Search code examples
solrhighlighting

Solr highlight fragment size set to unlimited, but still truncating a large document?


I've loaded approximately 15k documents into Solr of various sizes. The largest that I have measured is 59,455 characters of plain text. When I execute a query with highlighting and an unlimited fragment size, this large document is truncated to 51,253 (this includes my pre and post tags).

Here is the URL for the query:

http://solr.nowhere.org:8080/solr/select?fl=*,score&sort=score%20desc&hl=true&hl.fragsize=-1&hl.fl=note&hl.simple.pre=<hit>&hl.simple.post=</hit>&hl.q=corn&q=corn

Why is Solr still truncating?

I'm using Solr 4.0.


Solution

  • You also need to bump up the value for hl.maxAnalyzedChars as this value is also limiting the highlighting result.

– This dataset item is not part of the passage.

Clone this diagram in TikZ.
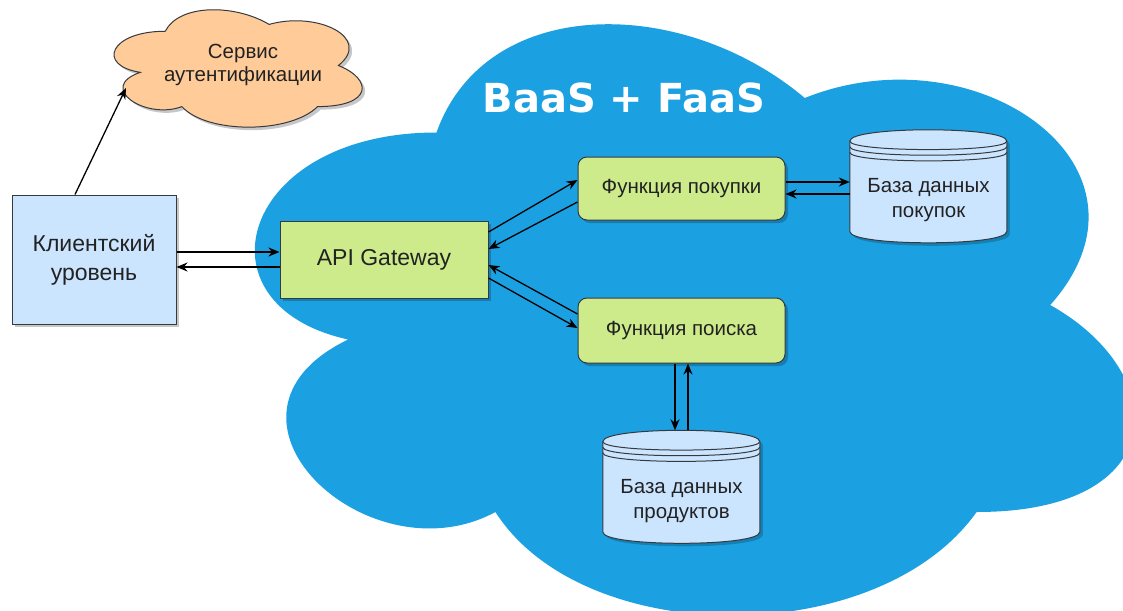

    How many characters into a document to look for suitable snippets. This parameter makes sense for the original Highlighter only.

    The default value is "51200".

    You can assign a large value to this parameter and use hl.fragsize=0 to return highlighting in large fields that have size greater than 51200 characters.

    So based on this change to hl.fragsize=0 and add a value larger than your longest document to the hl.max.analyzedChars parameter.